The “cake” of reading poetry aloud

In Giving a Poetry Reading, Poetry, Poetry Readings, Reading Poems on November 6, 2016 at 11:00 am

poetryanthology2-2016

I’m being dramatic as I talk about my poetry in “Sunrise Summits: A Poetry Anthology” during a reading, Wednesday, Nov. 2, in Fort Collins.

I felt the greatest honor when I had the opportunity to read three of my poems to an audience of about 50 people last week.

The poems, along with two to three poems from 25 other poets who are members of Northern Colorado Writers, were selected for Sunrise Summits: A Poetry Anthology, edited by member Dean Miller.
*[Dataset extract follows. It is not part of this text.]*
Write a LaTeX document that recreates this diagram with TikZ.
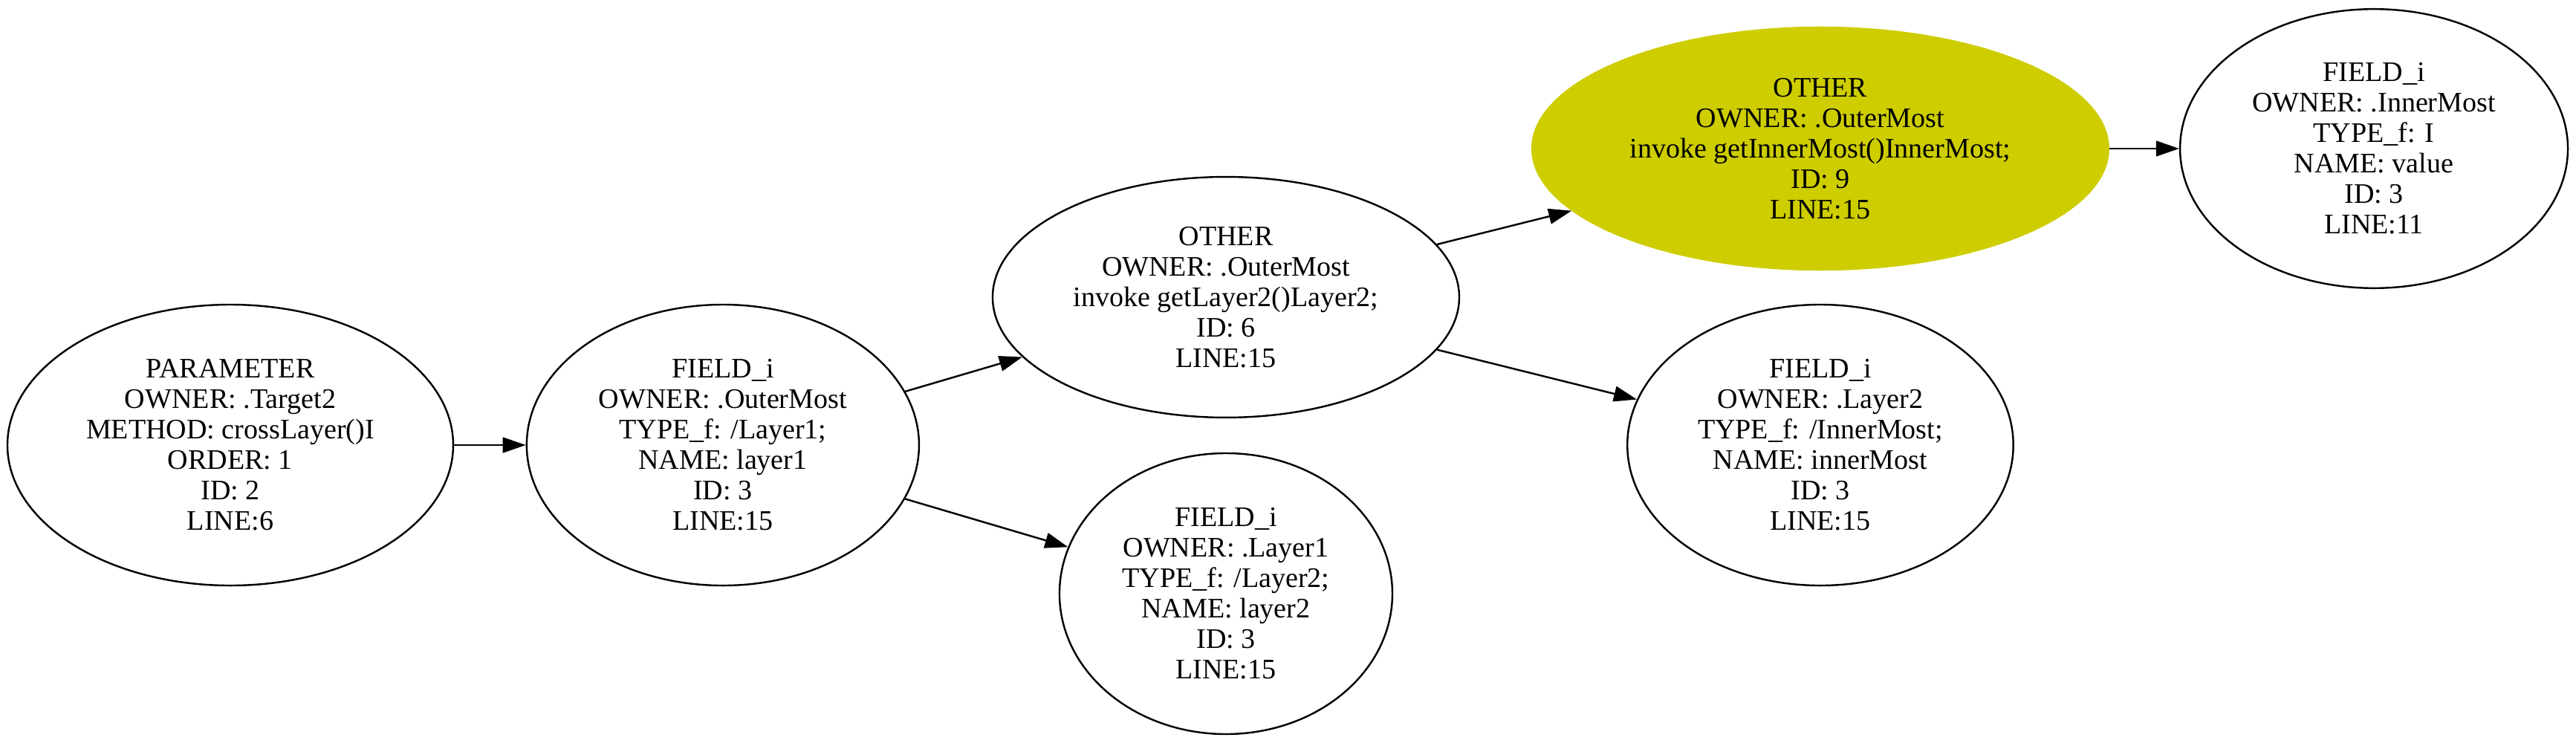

Miller helped organize a launch party Wednesday in Fort Collins, where poets could invite their families and friends to attend.

My brother and his fiancé and a couple of my friends came as my guests, and my friend, Sarah, took photos of me reading.

When I got up to the mike, I was a little too quiet, so a member of the audience told me to use my diaphragm, and I said I didn’t know where it was, throwing in some humor and getting a small laugh. I tried to take deep breaths and raise the volume of my voice, but I was nervous. I tried to read slowly, pronouncing each word and putting emphasis on the last line, but I think I read too quickly.

I read a twitter poem, a form I think I might have made up, but, as I told everyone there, wasn’t sure. It was 140 characters or less, or 22 words. Next, I read a haiku about Nebraska, where I came from, and asked everyone not to hold it against me. That poem was 13 words, following the 5, 7, 5 syllable format.

Finally, I read a free verse poem comparing writing on a notebook page to the wings of hummingbirds.

I might have been at the mike for three or four minutes, but it felt like 15 minutes. My heart beat too fast, and I forgot to make eye contact. I tried to look up at the audience here and there, but I went back to the words, focusing on pronouncing everything correctly. I think I got that part right.

After the reading, where about 13 poets read, there was cake (and appetizers). I ate the frosting off of two pieces of cake (I can’t eat gluten) and felt like I had my cake and the frosting, too, because reading your poetry to an audience is that special extra after having written something in a few sweet words. I got a sugar high and a poetry high, too.